Но и среднее крестьянство в своей основной массе надеялось на вождя, как раньше надеялось на царя, на то, что он поможет крестьянству отбиться от крайностей внутридеревенской борьбы. К тому же Сталин вроде бы обещал неплохие перспективы: жить артелью, хозяйствовать самостоятельно, выполняя лишь определенные налоговые обязательства перед государством, использовать государственные трактора и другие машины. Бедняки войдут в колхоз и не будут больше враждовать, кулаков экспроприируют и вышлют, они тоже не будут мешать. Все будет хорошо, можно будет жить под заботливым крылышком государства, в стороне от крайностей рыночной конкуренции.

Кто же знал, что эти «программные обещания» обернутся столь неисчислимыми бедствиями? Вряд ли кто из крестьянской массы обратил внимание на то, что в 1925 г., когда в деревне, казалось бы, раскрепостили нэпманские силы, руководство во весь голос заговорило о необходимости ускоренной индустриализации страны. И тут же встал на практике вопрос о накоплениях.

Троцкисты рубили с плеча: экспроприировать крестьянство, осуществить «первоначальное социалистическое накопление» и провести мгновенную индустриализацию. Позиция троцкистов была абсолютно неприемлема. Будучи реализованной, она оттолкнула бы крестьян, т.е. 80% населения, от власти.

Позиция «позднего» Бухарина противоположна. Да, рассуждал он, для индустриализации необходимы накопления. Накопления имеются у крупного крестьянина, кулака. Середняк едва обеспечивает простое воспроизводство, у бедняка воспроизводство со знаком минус. Передача кулацких накоплений в казну через налоги возможна лишь в одном случае — нормального расширенного воспроизводства кулацкого хозяйства. Кулака нельзя трогать, ведь он источник накоплений. Сам же ход индустриализации должен осуществляться по классической схеме — от легкой промышленности к тяжелой, от производства предметов потребления к производству средств производства.

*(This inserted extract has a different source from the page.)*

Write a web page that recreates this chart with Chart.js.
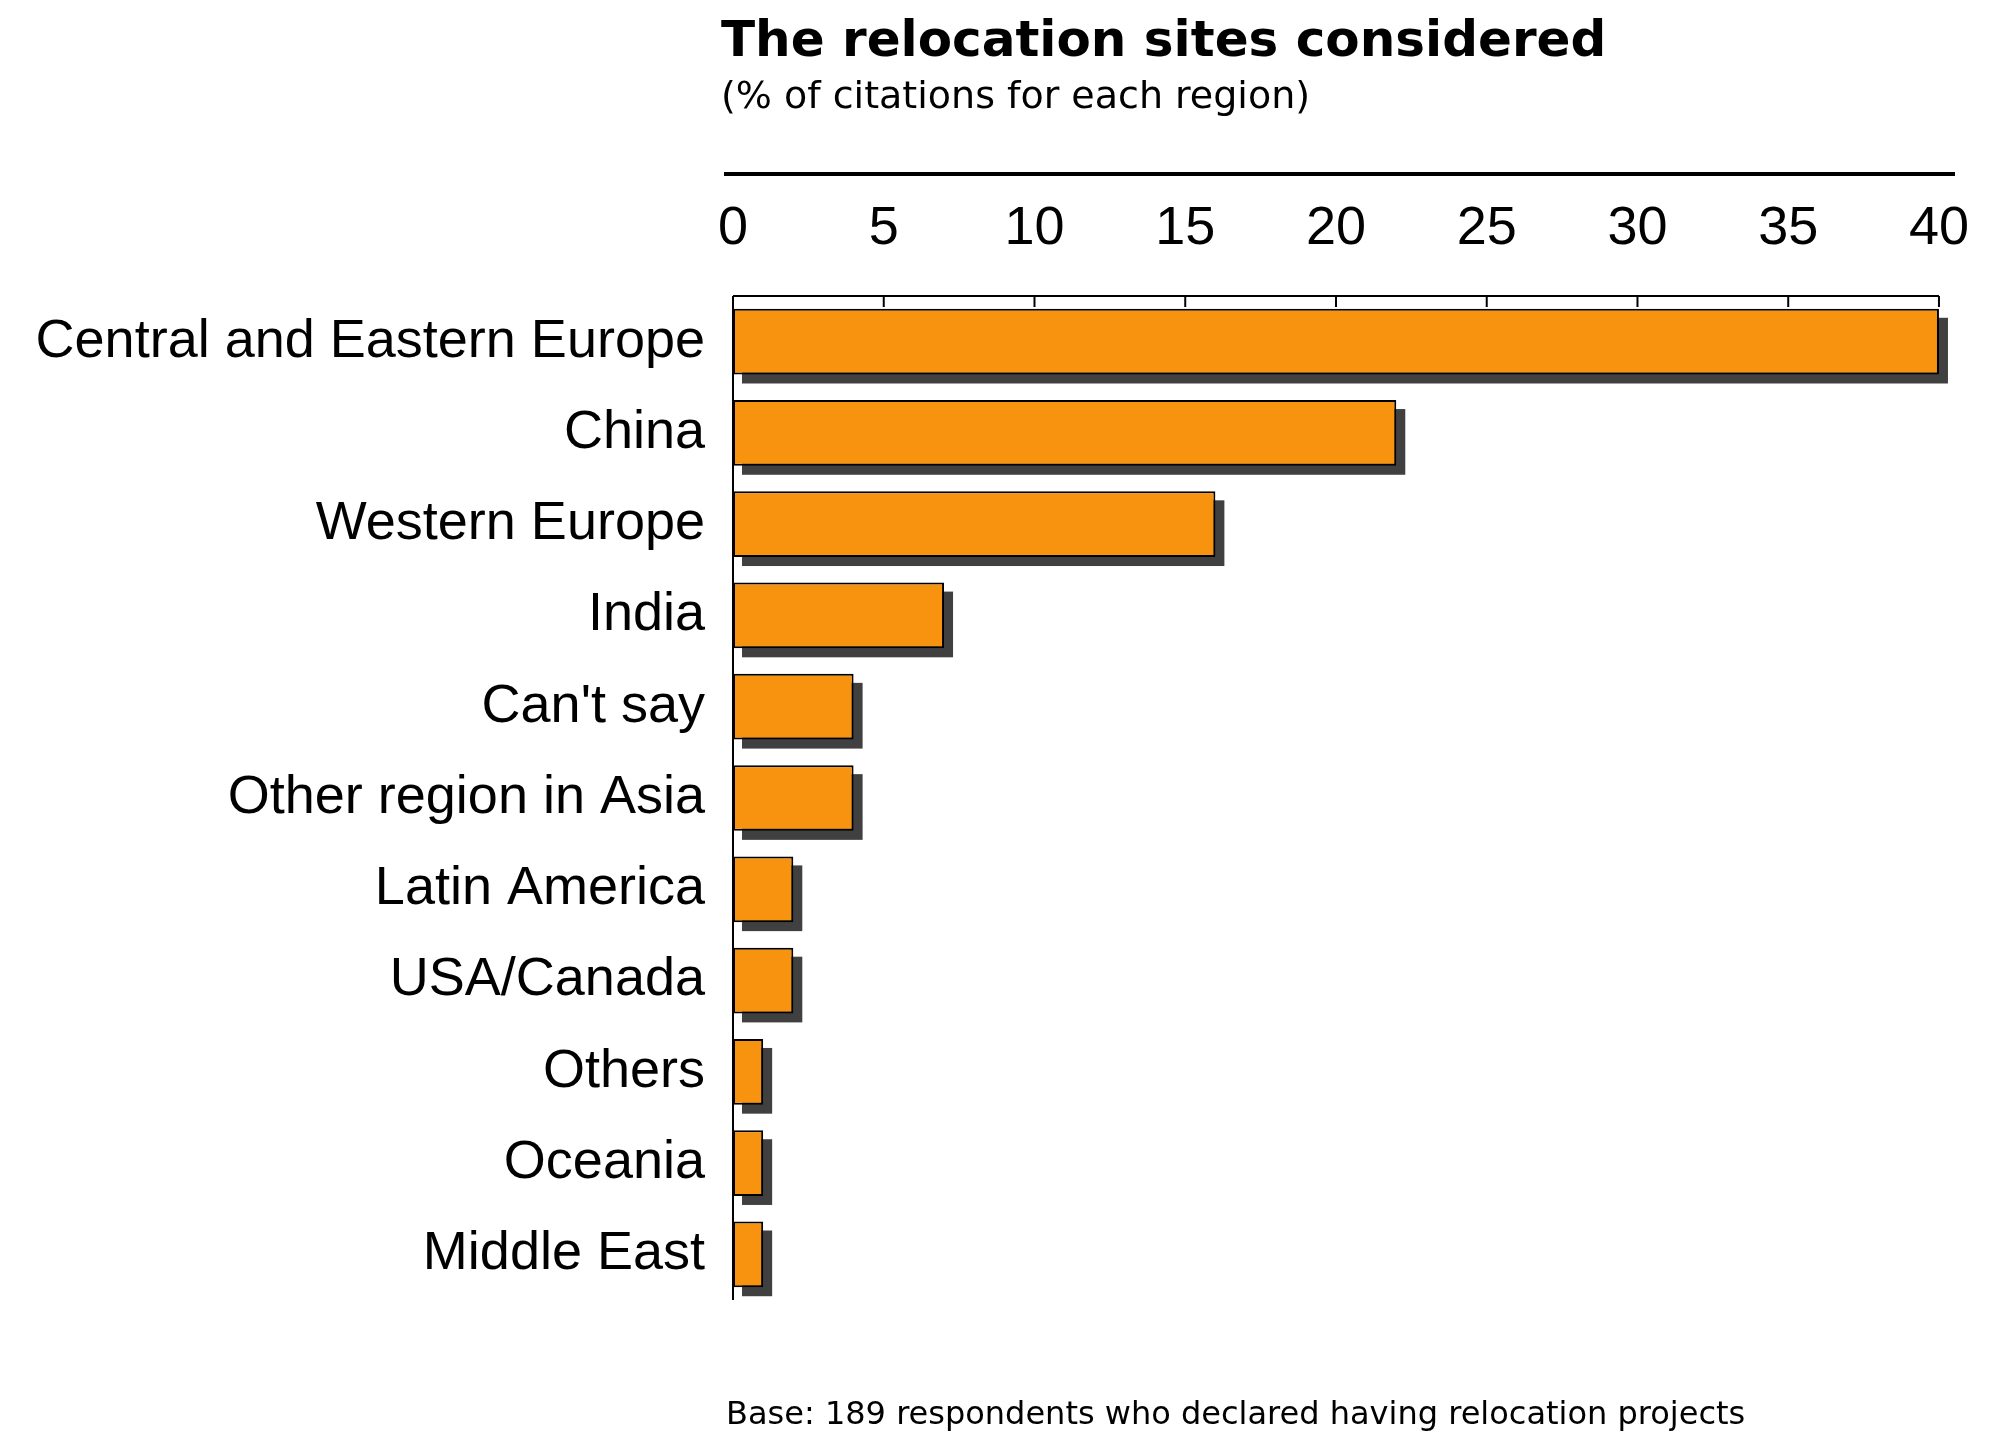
<!DOCTYPE html>
<html><head><meta charset="utf-8">
<script src="https://cdn.jsdelivr.net/npm/chart.js@4"></script>
<style>html,body{margin:0;padding:0;background:#fff}canvas{display:block}</style>
</head><body>
<canvas id="c" width="1995" height="1432"></canvas>
<script>
const categories = ["Central and Eastern Europe","China","Western Europe","India","Can't say","Other region in Asia","Latin America","USA/Canada","Others","Oceania","Middle East"];
const values = [40,22,16,7,4,4,2,2,1,1,1];
const tickValues = [0,5,10,15,20,25,30,35,40];

const deco = {
  id:'deco',
  beforeDatasetsDraw(chart){
    const ctx=chart.ctx, meta=chart.getDatasetMeta(0);
    ctx.save(); ctx.fillStyle='#404040';
    meta.data.forEach(b=>{
      const h=b.height; ctx.fillRect(b.base+9, b.y-h/2+9, b.x-b.base, h);
    });
    ctx.restore();
  },
  afterDraw(chart){
    const ctx=chart.ctx, a=chart.chartArea, x=chart.scales.x;
    ctx.save();
    ctx.strokeStyle='#000'; ctx.lineWidth=2;
    ctx.beginPath(); ctx.moveTo(a.left,a.top); ctx.lineTo(a.right,a.top); ctx.stroke();
    ctx.beginPath(); ctx.moveTo(a.left,a.top); ctx.lineTo(a.left,a.bottom); ctx.stroke();
    tickValues.forEach(v=>{const px=x.getPixelForValue(v);ctx.beginPath();ctx.moveTo(px,a.top);ctx.lineTo(px,a.top+11);ctx.stroke();});
    ctx.lineWidth=4;
    ctx.beginPath(); ctx.moveTo(724,174); ctx.lineTo(1955,174); ctx.stroke();
    ctx.fillStyle='#000'; ctx.textBaseline='alphabetic'; ctx.textAlign='left';
    ctx.font='bold 50px "DejaVu Sans"'; ctx.fillText('The relocation sites considered',721,56);
    ctx.font='38px "DejaVu Sans"'; ctx.fillText('(% of citations for each region)',721,108);
    ctx.font='32px "DejaVu Sans"'; ctx.fillText('Base: 189 respondents who declared having relocation projects',726,1424);
    ctx.restore();
  }
};

new Chart(document.getElementById('c'),{
  type:'bar',
  data:{labels:categories,datasets:[{data:values,backgroundColor:'#F7930F',borderColor:'#000',borderWidth:2,borderSkipped:false,barPercentage:0.72,categoryPercentage:1}]},
  options:{
    responsive:false,animation:false,indexAxis:'y',
    layout:{padding:{top:0,right:32,bottom:132,left:0}},
    plugins:{legend:{display:false},tooltip:{enabled:false}},
    scales:{
      x:{position:'top',min:0,max:40,
        afterBuildTicks(s){s.ticks=tickValues.map(v=>({value:v}));},
        afterFit(s){s.height=296;},
        grid:{display:false},border:{display:false},
        ticks:{padding:26,color:'#000',font:{family:'"Liberation Sans"',size:54}}},
      y:{afterFit(s){s.width=733;},
        grid:{display:false},border:{display:false},
        ticks:{padding:20,color:'#000',font:{family:'"Liberation Sans"',size:54}}}
    }
  },
  plugins:[deco]
});
</script>
</body></html>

Но и позиция Бухарина оказалась неприемлемой. Во-первых, она не учитывала того, что бедняцко-середняцкая масса крестьян без восторга встретила бы перспективу несколько десятилетий трудиться на кулака. Во-вторых, она не учитывала политическую необходимость ускорения процесса индустриализации: страна неминуемо должна была столкнуться с окружением в военной схватке.

Сталин выбрал простой путь, практически близкий ктроцкист-скому, тем более что так или иначе успел совершить коллективизацию, фактически обманув крестьян в их ожиданиях. Думается, что одна из причин этого явления заключается в том, что многие деятели, не согласные с линией Сталина, легко отступали от своих взглядов, не смогли организовать оппозицию и в запале идеологической борьбы «сдавали» друг друга, оставляя Сталину карт-бланш для бесконтрольных действий.

Итак, политика ускоренного продвижения по пути индустриализации стала преобладать. Колхозы стали рассматриваться не как самостоятельная задача, а как способ выкачивания средств из деревни. Рост промышленности, развитие производительных сил не сопровождались формированием действительно социалистических производственных отношений. Уже не в первый раз в России производительные силы не смогли получить адекватную социальную форму (как, например, при Петре I развитие мануфактурной промышленности осуществлялось на базе ужесточения крепостничества). При такой коллизии эффект не мог быть ни долговечным, ни стабильным.